* [TASK PROMPT]
Output each entry below as it stands, leaving out every picture.

* [RECORDS TO PROCESS]
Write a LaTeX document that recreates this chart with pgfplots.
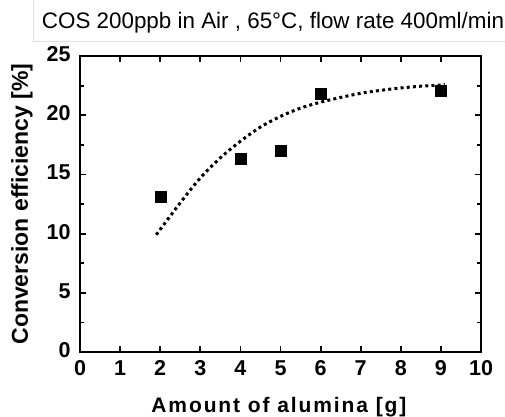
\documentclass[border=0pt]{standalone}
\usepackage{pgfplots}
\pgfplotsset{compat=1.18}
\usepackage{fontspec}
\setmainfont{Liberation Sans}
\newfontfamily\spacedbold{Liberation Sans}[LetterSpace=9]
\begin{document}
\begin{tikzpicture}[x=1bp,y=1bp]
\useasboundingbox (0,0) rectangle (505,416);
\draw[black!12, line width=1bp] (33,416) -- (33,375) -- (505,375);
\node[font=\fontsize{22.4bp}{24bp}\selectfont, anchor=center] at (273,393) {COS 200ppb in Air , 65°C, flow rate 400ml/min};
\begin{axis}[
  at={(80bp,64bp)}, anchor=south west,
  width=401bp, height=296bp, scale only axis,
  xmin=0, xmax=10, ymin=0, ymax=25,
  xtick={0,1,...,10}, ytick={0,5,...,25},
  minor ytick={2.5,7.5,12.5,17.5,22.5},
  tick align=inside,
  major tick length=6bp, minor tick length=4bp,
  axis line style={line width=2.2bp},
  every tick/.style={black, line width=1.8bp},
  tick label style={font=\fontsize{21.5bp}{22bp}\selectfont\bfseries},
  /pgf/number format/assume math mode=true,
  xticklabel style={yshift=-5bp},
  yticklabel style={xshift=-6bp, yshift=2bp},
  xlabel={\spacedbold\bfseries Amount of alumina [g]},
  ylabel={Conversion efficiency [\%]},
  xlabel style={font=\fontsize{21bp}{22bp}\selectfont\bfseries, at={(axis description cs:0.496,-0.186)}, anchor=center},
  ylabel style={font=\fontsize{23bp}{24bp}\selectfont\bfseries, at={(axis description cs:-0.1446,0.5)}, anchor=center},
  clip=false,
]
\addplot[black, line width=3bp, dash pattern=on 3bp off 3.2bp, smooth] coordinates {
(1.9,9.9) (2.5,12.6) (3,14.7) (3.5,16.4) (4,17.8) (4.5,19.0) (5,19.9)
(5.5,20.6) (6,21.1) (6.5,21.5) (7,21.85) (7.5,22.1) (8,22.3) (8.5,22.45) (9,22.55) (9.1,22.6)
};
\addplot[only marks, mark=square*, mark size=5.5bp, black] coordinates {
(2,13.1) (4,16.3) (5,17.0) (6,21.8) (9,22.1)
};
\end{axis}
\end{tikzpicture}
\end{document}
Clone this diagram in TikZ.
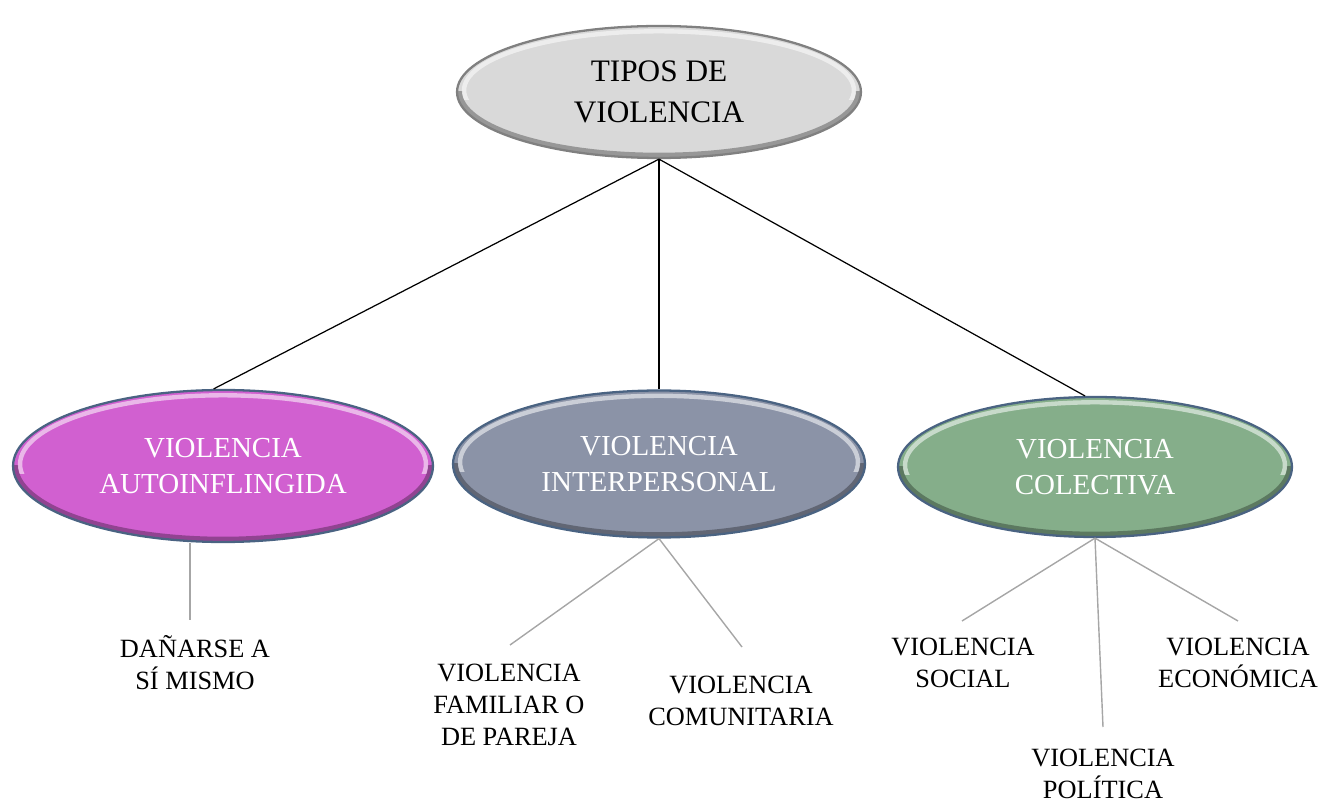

* [FINAL RESULT]
Write a LaTeX document that recreates this chart with pgfplots.
\documentclass[border=0pt]{standalone}
\usepackage{pgfplots}
\pgfplotsset{compat=1.18}
\usepackage{fontspec}
\setmainfont{Liberation Sans}
\newfontfamily\spacedbold{Liberation Sans}[LetterSpace=9]
\begin{document}
\begin{tikzpicture}[x=1bp,y=1bp]
\useasboundingbox (0,0) rectangle (505,416);
\draw[black!12, line width=1bp] (33,416) -- (33,375) -- (505,375);
\node[font=\fontsize{22.4bp}{24bp}\selectfont, anchor=center] at (273,393) {COS 200ppb in Air , 65°C, flow rate 400ml/min};
\begin{axis}[
  at={(80bp,64bp)}, anchor=south west,
  width=401bp, height=296bp, scale only axis,
  xmin=0, xmax=10, ymin=0, ymax=25,
  xtick={0,1,...,10}, ytick={0,5,...,25},
  minor ytick={2.5,7.5,12.5,17.5,22.5},
  tick align=inside,
  major tick length=6bp, minor tick length=4bp,
  axis line style={line width=2.2bp},
  every tick/.style={black, line width=1.8bp},
  tick label style={font=\fontsize{21.5bp}{22bp}\selectfont\bfseries},
  /pgf/number format/assume math mode=true,
  xticklabel style={yshift=-5bp},
  yticklabel style={xshift=-6bp, yshift=2bp},
  xlabel={\spacedbold\bfseries Amount of alumina [g]},
  ylabel={Conversion efficiency [\%]},
  xlabel style={font=\fontsize{21bp}{22bp}\selectfont\bfseries, at={(axis description cs:0.496,-0.186)}, anchor=center},
  ylabel style={font=\fontsize{23bp}{24bp}\selectfont\bfseries, at={(axis description cs:-0.1446,0.5)}, anchor=center},
  clip=false,
]
\addplot[black, line width=3bp, dash pattern=on 3bp off 3.2bp, smooth] coordinates {
(1.9,9.9) (2.5,12.6) (3,14.7) (3.5,16.4) (4,17.8) (4.5,19.0) (5,19.9)
(5.5,20.6) (6,21.1) (6.5,21.5) (7,21.85) (7.5,22.1) (8,22.3) (8.5,22.45) (9,22.55) (9.1,22.6)
};
\addplot[only marks, mark=square*, mark size=5.5bp, black] coordinates {
(2,13.1) (4,16.3) (5,17.0) (6,21.8) (9,22.1)
};
\end{axis}
\end{tikzpicture}
\end{document}
Clone this diagram in TikZ.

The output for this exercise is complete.